We may have gone through a few decades where travel became highly commoditised, but I fully believe that with digitisation, certain elements of the travel journey are being influenced positively by a return to the values consumers held prior to the 1980s when travel consumption really ‘took off’.
What are those values? Demand for personalised experiences; those that go beyond tick-the-box travel and allow us to connect meaningfully with the people we meet and the places we go.
Today’s traveller wants the journey to be as pleasant as the destination, not simply a means to an end. They see travel as an essential part of their life and wellbeing.
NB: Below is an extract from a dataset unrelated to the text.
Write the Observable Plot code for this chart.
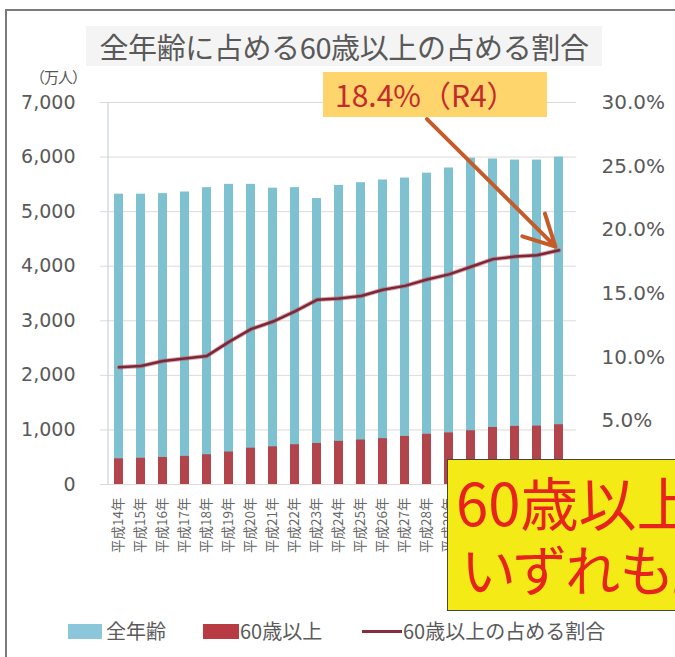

They expect a seamless experience – one that pre-empts any pain-points along the way and takes into account their personal needs and wishes.
The list is long and it’s ever-growing. While, as travel suppliers, we may not be under pressure to indulge my desire to ‘apparate’, it’s essential that we seek to understand fully what ’s important to the traveller to remain relevant, from inspiration phase to planning, to organising, to travel and on their return.
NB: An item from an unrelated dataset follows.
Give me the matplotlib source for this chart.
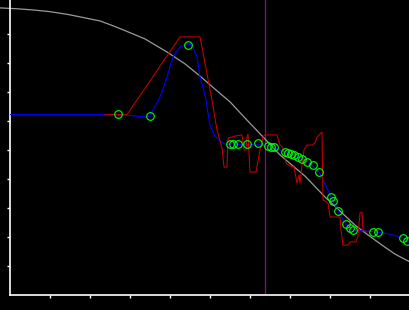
import numpy as np
import matplotlib
matplotlib.use("Agg")
import matplotlib.pyplot as plt

# smooth reference curve (grey)
ref_x = [-0.25, 0.175, 0.575, 1.00, 1.425, 1.825, 2.25, 2.525, 2.80, 3.375,
         3.925, 4.375, 4.75, 5.125, 5.50, 5.925, 6.375, 6.75, 7.375, 7.875,
         8.625, 8.95, 9.30, 9.625, 10.00]
ref_y = [9.90, 9.87, 9.83, 9.77, 9.68, 9.57, 9.45, 9.31, 9.16, 8.83,
         8.38, 7.97, 7.55, 7.10, 6.66, 6.03, 5.38, 4.83, 4.10, 3.38,
         2.41, 2.07, 1.72, 1.41, 1.14]

# smoothed fit (blue)
fit_x = [0.00, 2.70, 3.00, 3.375, 3.50, 3.575, 3.75, 3.925, 4.075, 4.25,
         4.425, 4.55, 4.675, 4.75, 4.875, 5.00, 5.125, 5.25, 5.375, 6.375,
         6.55, 6.75, 7.00, 7.25, 7.50, 7.725, 7.875, 8.025, 8.20, 8.40,
         8.575, 8.875, 9.20, 9.50, 9.825, 10.00]
fit_y = [6.22, 6.22, 6.19, 6.14, 6.17, 6.38, 6.83, 7.52, 8.21, 8.55,
         8.66, 8.62, 8.21, 7.52, 6.90, 5.86, 5.48, 5.31, 5.21, 5.17,
         5.10, 5.00, 4.86, 4.72, 4.55, 4.24, 3.83, 3.38, 2.90, 2.45,
         2.24, 2.21, 2.17, 2.10, 1.97, 1.79]

# raw signal (red)
raw_x = [2.375, 2.925, 4.25, 4.75, 4.875, 5.05, 5.175, 5.30, 5.35, 5.425,
         5.45, 5.625, 5.80, 5.85, 5.90, 5.925, 5.95, 6.00, 6.15, 6.25,
         6.325, 6.375, 6.675, 6.75, 6.825, 6.90, 7.00, 7.10, 7.175, 7.225,
         7.25, 7.30, 7.35, 7.425, 7.55, 7.625, 7.675, 7.75, 7.80, 7.825,
         7.95, 8.00, 8.25, 8.275, 8.325, 8.45, 8.50, 8.65, 8.70, 8.75,
         8.80, 8.825, 8.90]
raw_y = [6.22, 6.22, 8.90, 8.90, 8.00, 6.72, 5.69, 5.07, 4.41, 4.41,
         5.41, 5.48, 5.52, 5.00, 5.00, 5.45, 5.55, 4.24, 4.24, 5.00,
         5.45, 5.52, 5.52, 5.17, 5.07, 4.55, 4.45, 4.41, 3.86, 4.14,
         3.86, 4.48, 5.00, 5.17, 5.17, 5.24, 5.45, 5.55, 5.62, 3.28,
         3.17, 2.69, 2.69, 2.24, 1.72, 1.72, 1.83, 1.83, 2.03, 2.83,
         2.86, 2.24, 2.17]

# sample points (green circles)
pts_x = [2.70, 3.50, 4.45, 5.50, 5.575, 5.70, 5.925, 6.20, 6.45, 6.525,
         6.60, 6.875, 6.95, 7.025, 7.10, 7.20, 7.30, 7.425, 7.575, 7.725,
         8.025, 8.075, 8.20, 8.40, 8.50, 8.575, 9.075, 9.20, 9.825, 9.925]
pts_y = [6.24, 6.17, 8.62, 5.21, 5.21, 5.21, 5.21, 5.24, 5.14, 5.10,
         5.10, 4.93, 4.90, 4.86, 4.83, 4.76, 4.69, 4.59, 4.48, 4.24,
         3.38, 3.24, 2.90, 2.45, 2.31, 2.24, 2.17, 2.17, 1.97, 1.86]

cursor_x = 6.375

fig = plt.figure(figsize=(4.1, 3.1), dpi=100, facecolor="black")
ax = fig.add_axes([10 / 410, 15 / 310, 400 / 410, 295 / 310])
ax.set_facecolor("black")

ax.axvline(cursor_x, color="#9a009a", lw=0.9, zorder=1)
ax.plot(ref_x, ref_y, color="#9a9a9a", lw=0.9, zorder=2, clip_on=False)
ax.plot(fit_x, fit_y, color="#0000ff", lw=0.8, zorder=3)
ax.plot(raw_x, raw_y, color="#c80000", lw=0.75, zorder=4)
ax.plot(pts_x, pts_y, "o", ms=5.5, mfc="none", mec="#00ff00", mew=0.8, zorder=5)

ax.set_xlim(0, 10)
ax.set_ylim(0, 295 / 29)
ax.set_xticks(range(1, 10))
ax.set_yticks(range(1, 10))
ax.set_xticklabels([])
ax.set_yticklabels([])
ax.tick_params(colors="white", direction="out", length=2.5, width=1)
for s in ["top", "right"]:
    ax.spines[s].set_visible(False)
for s in ["left", "bottom"]:
    ax.spines[s].set_color("white")
    ax.spines[s].set_linewidth(1.2)

fig.savefig("out.png", dpi=100, facecolor="black")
The same is true whether you’re a travel agent, a tour operator, an airline, an accommodation provider or even an airport.
An Irish coffee may have been satisfied travellers waiting to cross the Atlantic from Foynes in Ireland in the 1930s, but today’s airports have had to reinvent themselves to become retail and experience meccas, providing travellers with a smorgasbord of facilities like kids’ play areas, in-lounge spas, movie theatres, manicured gardens and even wedding chapels.
No longer content to just have a roof over their head, travellers now want their hotels to have personality.
From underwater resorts to cave hotels, glass igloos to tree-houses in Amazonian rainforests, there’s a move away from mass hotel accommodation to boutique stays; ones that you can boast about, not just a place to hang your hat for the night.
Similarly, travellers are moving away from wanting to see all the sights when they visit a destination. Rather, there’s demand for a fully immersive experience where they spend time with locals enjoying local pursuits and experiences.
A horse and carriage ride through Central Park now becomes a Parkrun with the New Yorkers. A search on Trip Advisor for the best place to eat pizza in Naples becomes a full cooking experience with a local family. You’ll remember these types of unusual and new experiences far longer than making sure you’ve ticked off all the sights. Think about it…
The world has become so connected digitally, I would argue these shifts are largely the result of our craving a more meaningful connection with the world and its people.
And I thank every day that I work in an industry that can deliver on that connection, even without a little Harry Potter magic to brighten one’s travels.
* These are the views of Sue Garrett, Flight Centre Travel Group GM Product and Marketing.